Palm Oil Production & Its Environmental Impact

Have you noticed how much palm oil has gained attention in recent years? We have, and let us help you understand why it’s become such a topic of environmental discussion.

The fruit of the red palm has been a mainstay of African diets for several thousand years. However, studies in the 1990s started to demonstrate how the oil once extracted from the fruit could be used as a substitute for much less healthy sources that include ingredients such as trans fats. Additionally, the oil is rich in antioxidants including Vitamin E.

Ever since western civilization took notice of this new form of vegetable oil, the race has been on to produce greater and greater quantities of palm oil.

Palm oil is likely a larger part of your life than you realize. For starters, it already exists in 40% or more of the products you use. Those products include everything from foods, medicines, cleaners, detergents, and cosmetics.

Why is Palm Oil Production an Environmental Issue?

The oil palm trees that produce palm oil originate in West Africa but really flourish anywhere there is heat and dependable rainfall. This has caused the palm trees to be planted throughout Africa, Asia, North America, and South America. The areas of greatest expansion are Malaysia and Indonesia. Today, 85% of all palm oil production comes from these two nations.

A selfish effort to cash in on the palm oil demand has caused nations to embark on unprecedented deforestation and habitat destruction. Vast tracks of land have been destroyed to plant this crop. It has been estimated that up to 300 acres is lost to this cause every hour. That’s 300 acres that will no longer scrub climate change-inducing greenhouse gases such as CO2 from the air.

The land being cleared for production is occupied by species already on the brink of extinction. Animals at risk include the orangutan and Sumatran tiger. At the current pace and without intervention, both are expected to be extinct in the wild within the next 10-years.

The land that is cleared is often seized from indigenous peoples. Without their land to survive, most are forced to work on the plantations or starve.

Finally, nations such as Indonesia use fires as a method for clearing rainforest land. As a result, millions of tons of CO2 is released into the atmosphere contributing to global warming. This technique has placed Indonesia in third place globally for greenhouse gas emissions. Through these actions, half of Indonesia’s rainforests have already disappeared forever.

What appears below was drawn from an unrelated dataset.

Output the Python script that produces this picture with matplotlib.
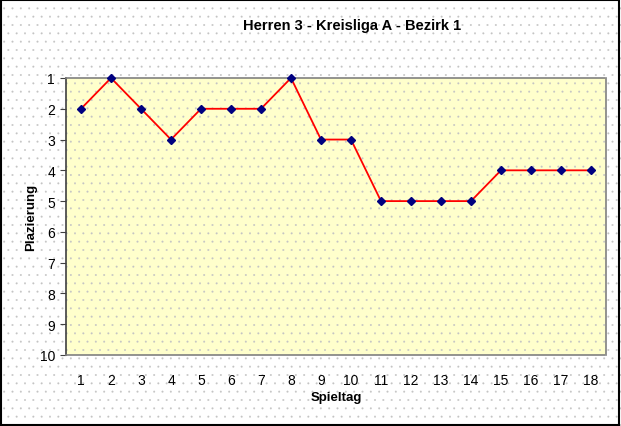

Standards For Sustainability

The Roundtable on Sustainable Palm Oil (RSPO) was established in 2004 with the intent of developing a set of guiding principles and criteria for sustainable development and manufacturing of the oil. Through RSPO efforts, a set of eight principles have been defined for growers. Those include:

  1. Transparency
  2. Compliance with local laws
  3. Commit to long-term viability
  4. Follow best practices
  5. Environmental responsibility & conservation
  6. Fair & equitable treatment of employees
  7. Responsible development
  8. Commit to ongoing improvement

Participation and certification to RSPO standards is entirely voluntary; however it is an important first step towards sustainability.

What Can Be Done?

The best way to curb deforestation is through your actions. Here are some of the things you can do that will make an impact:

  • Educate yourself on all the names used to market palm oil. Sadly, there are way too many to list here (over 200). But we’ve found a source that can help. Here are some of the more common names you might find (produced by Orangutan Foundation International):

  • Ask manufacturers to only use sustainable forms of palm oil. General Mills and Nestle are both taking action after strong pressure from consumers. Procter & Gamble recently followed with plans to remove non-sustainable forms from their supply chain by 2020.
  • Seek products that promote the use of sustainable sources. Look for an RSPO label that denotes a product as coming from sustainable sources. The Roundtable on Sustainable Palm Oil was created in 2004.
  • Use the app. It will tell you if the products you are using include palm oil.
  • Support organizations such as the Orangutan Foundation International. They fight on the front lines of habitat destruction to save these animals from extinction.

The Bottom Line for Palm Oil

The news isn’t all bad.  Scientists are currently working on a viable alternative to palm oil.  They have discovered a yeast that closely mimics palm oil’s properties.

Also, local Indonesia governments are starting to take more direct actions.  In December of 2015, for example, local officials halted an illegal plantation that has seized over 2,000 acres of fragile land. A project is underway to remove the illegal trees and to allow the forest to regenerate once again!

The expansion of palm oil production is largely supported at the cost of biodiversity and the environment. One third of mammals found in Indonesia are critically endangered because of habitat destruction and deforestation to support palm oil production. While that seems like a world away from your home, just remember that your actions help drive where it goes from here.